I've been running a beverage business for several years, and towards the end of 2015, I began to experience a dry cough. I initially thought it was just an allergy until one day, I woke up and my voice was gone. The doctor at the local clinic said that my vocal cord was paralyzed for some reason and told me to go to get a check-up ASAP. 

A pulmonary doctor took one look at my chest X-ray and told me to immediately check into the hospital for a full scan the next day. This is when I realized that I was in serious trouble. The scan revealed that the cancer had already spread all over my body. Lymph nodes, bone, brain…there were bright spots everywhere. As a healthy guy in my thirties, stage IV non-small-cell lung carcinoma was not something I has even considered.

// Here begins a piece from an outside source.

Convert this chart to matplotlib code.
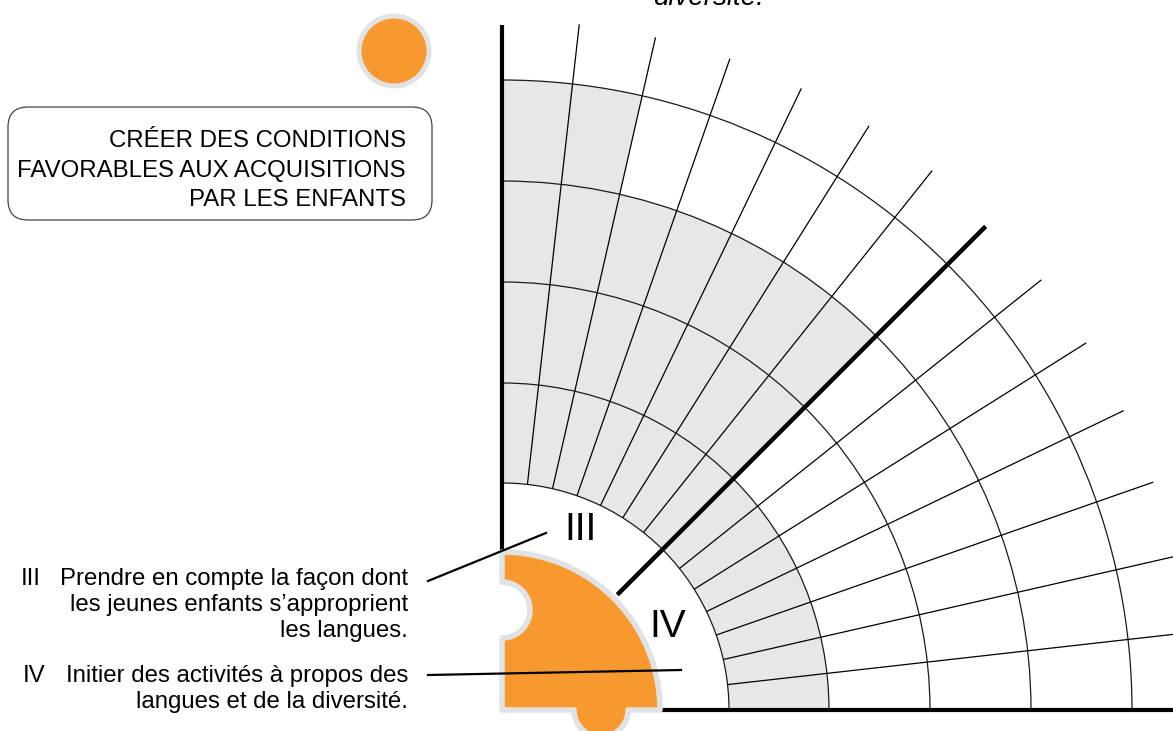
import numpy as np
import matplotlib
matplotlib.use("Agg")
import matplotlib.pyplot as plt
from matplotlib.patches import Wedge, Arc, Circle, FancyBboxPatch, PathPatch
from matplotlib.path import Path

plt.rcParams["font.family"] = ["Liberation Sans", "DejaVu Sans"]

# ---- diagram data (pixel units, y measured upward from the bottom) ----
W, H = 1173, 731
center = (502, 21)
ring_radii = [227, 327, 428, 529, 630]      # arcs of the grid
n_sectors = 14                              # spokes divide 90 deg into 14
grey_sectors_from_top = [14, 7, 7, 2]       # shaded cells per ring, counted from 90 deg
spoke_outer = 690
core_radius = 158                           # orange quarter disc

box_lines = ["CRÉER DES CONDITIONS", "FAVORABLES AUX ACQUISITIONS", "PAR LES ENFANTS"]
item_numerals = ["III", "IV"]
item_lines = [
    ["Prendre en compte la façon dont", "les jeunes enfants s’approprient", "les langues."],
    ["Initier des activités à propos des", "langues et de la diversité."],
]

ORANGE = "#f7992f"
GREY_FILL = "#e6e7e8"
OUTLINE = "#e1e2e3"

fig = plt.figure(figsize=(W / 100, H / 100), dpi=100)
ax = fig.add_axes([0, 0, 1, 1])
ax.set_xlim(0, W)
ax.set_ylim(0, H)
ax.axis("off")

cx, cy = center
step = 90 / n_sectors

# ---- shaded cells ----
for i, n_grey in enumerate(grey_sectors_from_top):
    r0, r1 = ring_radii[i], ring_radii[i + 1]
    ax.add_patch(Wedge(center, r1, 90 - n_grey * step, 90, width=r1 - r0,
                       facecolor=GREY_FILL, edgecolor="none", zorder=1))

# ---- grid arcs ----
for r in ring_radii:
    ax.add_patch(Arc(center, 2 * r, 2 * r, theta1=0, theta2=90,
                     color="#1a1a1a", lw=0.9, zorder=2))

# ---- spokes ----
for k in range(1, n_sectors):
    a = np.radians(k * step)
    if k == n_sectors // 2:
        r_in, r_out, lw = 163, 684, 3.2
    else:
        r_in, r_out, lw = ring_radii[0], spoke_outer, 0.9
    ax.plot([cx + r_in * np.cos(a), cx + r_out * np.cos(a)],
            [cy + r_in * np.sin(a), cy + r_out * np.sin(a)],
            color="black", lw=lw, solid_capstyle="butt", zorder=3)

# ---- main axes ----
ax.plot([cx, cx], [cy + core_radius, H - 25], color="black", lw=3,
        solid_capstyle="butt", zorder=3)
ax.plot([cx + core_radius, W], [cy, cy], color="black", lw=3,
        solid_capstyle="butt", zorder=3)


# ---- orange puzzle quarter ----
def arc_pts(x0, y0, r, a0, a1, n=60):
    t = np.radians(np.linspace(a0, a1, n))
    return list(zip(x0 + r * np.cos(t), y0 + r * np.sin(t)))


verts = [(cx, cy), (574, cy)]
verts += arc_pts(601, cy, 27, 180, 360)
verts += [(cx + core_radius, cy)]
verts += arc_pts(cx, cy, core_radius, 0, 90)
verts += [(cx, 149)]
verts += arc_pts(cx, 121, 28, 90, -90)
verts += [(cx, cy), (cx, cy)]
codes = [Path.MOVETO] + [Path.LINETO] * (len(verts) - 2) + [Path.CLOSEPOLY]
ax.add_patch(PathPatch(Path(verts, codes), facecolor=ORANGE, edgecolor=OUTLINE,
                       lw=4, joinstyle="round", zorder=4, clip_on=False))

# ---- numerals on the diagram and leader lines ----
ax.text(580, 201, "III", fontsize=28, ha="center", va="center", zorder=6)
ax.text(668, 104, "IV", fontsize=28, ha="center", va="center", zorder=6)
ax.plot([428, 546], [150, 198], color="black", lw=1.6, zorder=6)
ax.plot([428, 681], [56, 61], color="black", lw=1.6, zorder=6)

# ---- left side texts ----
baselines = [[146, 120, 94], [49, 23]]
num_x = [21, 23]
for num, lines, ys, nx in zip(item_numerals, item_lines, baselines, num_x):
    ax.text(nx, ys[0], num, fontsize=17.3, ha="left", va="baseline")
    for line, y in zip(lines, ys):
        ax.text(408, y, line, fontsize=17.3, ha="right", va="baseline")

ax.add_patch(FancyBboxPatch((8 + 20, 731 - 220 + 20), 424 - 40, 113 - 40,
                            boxstyle="round,pad=20", facecolor="white",
                            edgecolor="#444444", lw=0.9, zorder=2))
for line, y in zip(box_lines, [584, 554, 525]):
    ax.text(406, y, line, fontsize=17.3, ha="right", va="baseline", zorder=3)

ax.add_patch(Circle((394, 680), 37.5, facecolor=OUTLINE, edgecolor="none"))
ax.add_patch(Circle((394, 680), 32.5, facecolor=ORANGE, edgecolor="none"))

# only the bottom of this word shows in the source picture
ax.text(708, 726, "diversité.", fontsize=20, style="italic", ha="center",
        va="baseline")

fig.savefig("out.png", dpi=100)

My doctor said because I don't have mutations in my EGFR and ALK genes, I wasn't a good candidate for the usual targeted therapies for lung cancer. So I started out with chemotherapy and later joined a clinical trial for immunotherapy. After 6 months, the doctor saw fluid accumulating in my abdomen (ascites) from the X-ray scan, and he knew the treatments weren't working. He stopped all my treatments and I was just so devastated.

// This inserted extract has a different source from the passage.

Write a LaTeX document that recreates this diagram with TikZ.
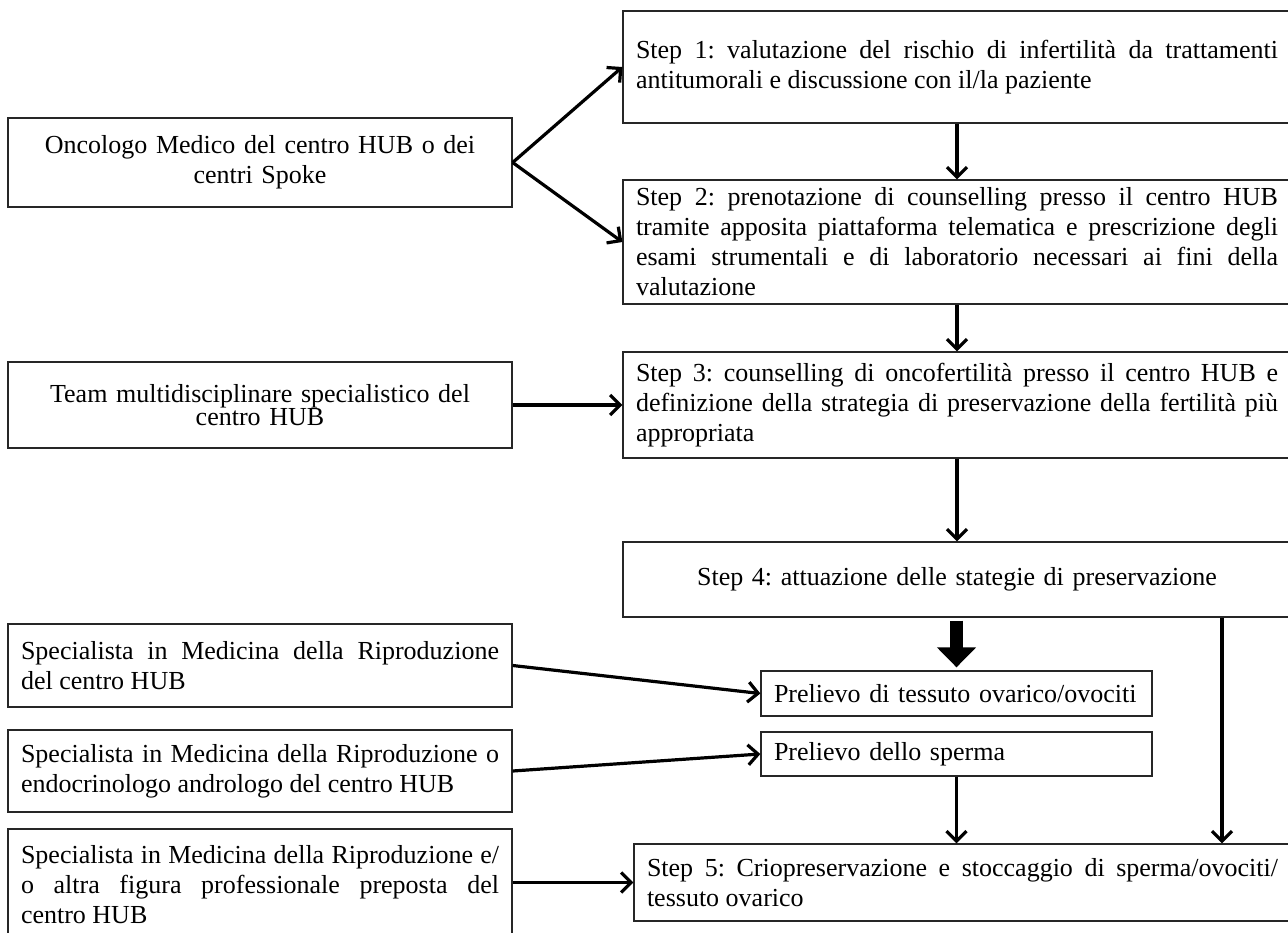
\documentclass[tikz,border=0pt]{standalone}
\usepackage{fontspec}
\setmainfont{Liberation Serif}
\usetikzlibrary{arrows.meta}
\frenchspacing

\begin{document}
\begin{tikzpicture}[x=1pt,y=-1pt,>={Straight Barb[length=10pt,width=20pt]},
  every node/.style={font=\fontsize{26}{30}\selectfont},
  box/.style={draw=black!85,line width=1.3pt,inner xsep=13pt,inner ysep=0pt,align=justify},
  arr/.style={->,line width=3.2pt}]
  \useasboundingbox (0,0) rectangle (1288,932);
  % steps
  \node[box,text width=642pt,minimum height=112pt] (step1) at (957,67)
    {Step 1: valutazione del rischio di infertilità da trattamenti\linebreak antitumorali e discussione con il/la paziente};
  \node[box,text width=642pt,minimum height=124pt] (step2) at (957,242)
    {Step 2: prenotazione di counselling presso il centro HUB\linebreak tramite apposita piattaforma telematica e prescrizione degli\linebreak esami strumentali e di laboratorio necessari ai fini della\linebreak valutazione};
  \node[box,text width=642pt,minimum height=106pt] (step3) at (957,405)
    {Step 3: counselling di oncofertilità presso il centro HUB e\linebreak definizione della strategia di preservazione della fertilità più\linebreak appropriata};
  \node[box,align=center,text width=642pt,minimum height=75pt] (step4) at (957,579.5)
    {Step 4: attuazione delle stategie di preservazione};
  \node[box,align=left,text width=365pt,minimum height=45pt] (prel1) at (956.5,693.5)
    {Prelievo di tessuto ovarico/ovociti};
  \node[box,align=left,text width=365pt,minimum height=44pt] (prel2) at (956.5,754)
    {Prelievo dello sperma};
  \node[box,text width=631pt,minimum height=77pt] (step5) at (962.5,882.5)
    {Step 5: Criopreservazione e stoccaggio di sperma/ovociti/\linebreak tessuto ovarico};
  % figures on the left
  \node[box,align=center,text width=478pt,minimum height=89pt] (onc) at (260,162.5)
    {Oncologo Medico del centro HUB o dei\\centri Spoke};
  \node[box,align=center,text width=478pt,minimum height=86pt,font=\fontsize{26}{22}\selectfont] (team) at (260,405)
    {Team multidisciplinare specialistico del\\centro HUB};
  \node[box,text width=478pt,minimum height=83pt] (spec1) at (260,665.5)
    {Specialista in Medicina della Riproduzione\linebreak del centro HUB};
  \node[box,text width=478pt,minimum height=82pt] (spec2) at (260,771)
    {Specialista in Medicina della Riproduzione o\linebreak endocrinologo andrologo del centro HUB};
  \node[box,text width=478pt,minimum height=111pt] (spec3) at (260,884.5)
    {Specialista in Medicina della Riproduzione e/\linebreak o altra figura professionale preposta del\linebreak centro HUB};
  \coordinate (s4r) at ([xshift=265pt]step4.south);
  % connectors
  \draw[arr] (onc.east) -- (step1.west);
  \draw[arr] (onc.east) -- (step2.west);
  \draw[arr] (step1.south) -- (step2.north);
  \draw[arr] (step2.south) -- (step3.north);
  \draw[arr] (team.east) -- (step3.west);
  \draw[arr] (step3.south) -- (step4.north);
  \draw[line width=13pt,-{Triangle[width=38pt,length=20pt]},shorten <=3pt,shorten >=3pt] (prel1.north |- step4.south) -- (prel1.north);
  \draw[arr] (spec1.east) -- (prel1.west);
  \draw[arr] (spec2.east) -- (prel2.west);
  \draw[arr] (prel2.south) -- (prel2.south |- step5.north);
  \draw[arr] (s4r) -- (s4r |- step5.north);
  \draw[arr] (spec3.east |- step5.west) -- (step5.west);
\end{tikzpicture}
\end{document}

My doctor started suspecting that I might have mutations in other genes and told me about comprehensive genomic profiling that can scan all the cancer-related genes at once. At the end of 2016, my tumor sample was sent to ACT Genomics for genomic profiling and it turned out I have ROS1 mutation. 

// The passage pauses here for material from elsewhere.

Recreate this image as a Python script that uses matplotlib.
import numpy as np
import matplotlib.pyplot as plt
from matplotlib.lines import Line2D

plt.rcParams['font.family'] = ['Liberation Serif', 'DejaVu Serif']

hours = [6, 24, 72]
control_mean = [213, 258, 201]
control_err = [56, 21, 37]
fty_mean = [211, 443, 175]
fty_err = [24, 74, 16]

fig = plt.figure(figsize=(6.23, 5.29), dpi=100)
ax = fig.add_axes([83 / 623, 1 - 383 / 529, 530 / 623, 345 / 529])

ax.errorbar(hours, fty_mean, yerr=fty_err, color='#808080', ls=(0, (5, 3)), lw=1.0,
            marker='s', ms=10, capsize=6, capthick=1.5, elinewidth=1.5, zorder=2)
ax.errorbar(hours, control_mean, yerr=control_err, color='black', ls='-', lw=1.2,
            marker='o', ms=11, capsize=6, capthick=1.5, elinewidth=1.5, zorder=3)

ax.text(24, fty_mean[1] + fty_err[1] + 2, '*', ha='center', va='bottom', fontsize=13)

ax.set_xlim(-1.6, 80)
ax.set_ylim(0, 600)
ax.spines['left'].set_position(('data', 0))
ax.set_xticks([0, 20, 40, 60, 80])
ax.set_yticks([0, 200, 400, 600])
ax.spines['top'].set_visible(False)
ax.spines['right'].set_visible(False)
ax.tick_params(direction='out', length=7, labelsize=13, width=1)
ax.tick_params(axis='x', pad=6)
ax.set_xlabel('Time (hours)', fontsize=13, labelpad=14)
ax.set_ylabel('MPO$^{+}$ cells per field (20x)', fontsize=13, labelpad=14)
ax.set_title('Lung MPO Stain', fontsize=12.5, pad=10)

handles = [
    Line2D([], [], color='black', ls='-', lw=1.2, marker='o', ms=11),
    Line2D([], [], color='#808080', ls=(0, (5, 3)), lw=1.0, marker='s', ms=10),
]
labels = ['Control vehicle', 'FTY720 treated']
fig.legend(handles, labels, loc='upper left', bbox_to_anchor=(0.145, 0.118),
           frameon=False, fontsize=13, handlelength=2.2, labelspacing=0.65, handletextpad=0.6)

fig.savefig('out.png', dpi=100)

I switched to the targeted therapy for ROS1 mutation. A year later, my doctor ordered a PET scan for me and the bright spots on my scan were gone. The tumor in my bone, lymph nodes, and brain had disappeared, and only a little bit was left in my lung. Even my doctor was surprised. I received radiation to finish off the remaining cancer cells in my lung. I'm so grateful that my doctor told me about comprehensive genomic profiling. It found more treatment options for me when none of my therapies were working.

Now every month or every few months, I go back for my follow-up CT scan, and my blood sample is sent to ACT Genomics for the ACTMonitor® test to check for signs of recurrence. Waiting to know if your cancer has returned is always nerve wracking. Every time when my doctor looks at the test results and says "everything looks fine," that day I'm the happiest man on earth. It means another month of freedom. 

Cancer has completely changed my perspective on life. When I first started my beverage business, all I thought about was making money and then putting the money back into my investments. But now I focus on enjoying life, living in the moment, and spending time with family. If I want to do something, I go for it. I don’t know what tomorrow is going to be like, so I try to make the most of every day I have.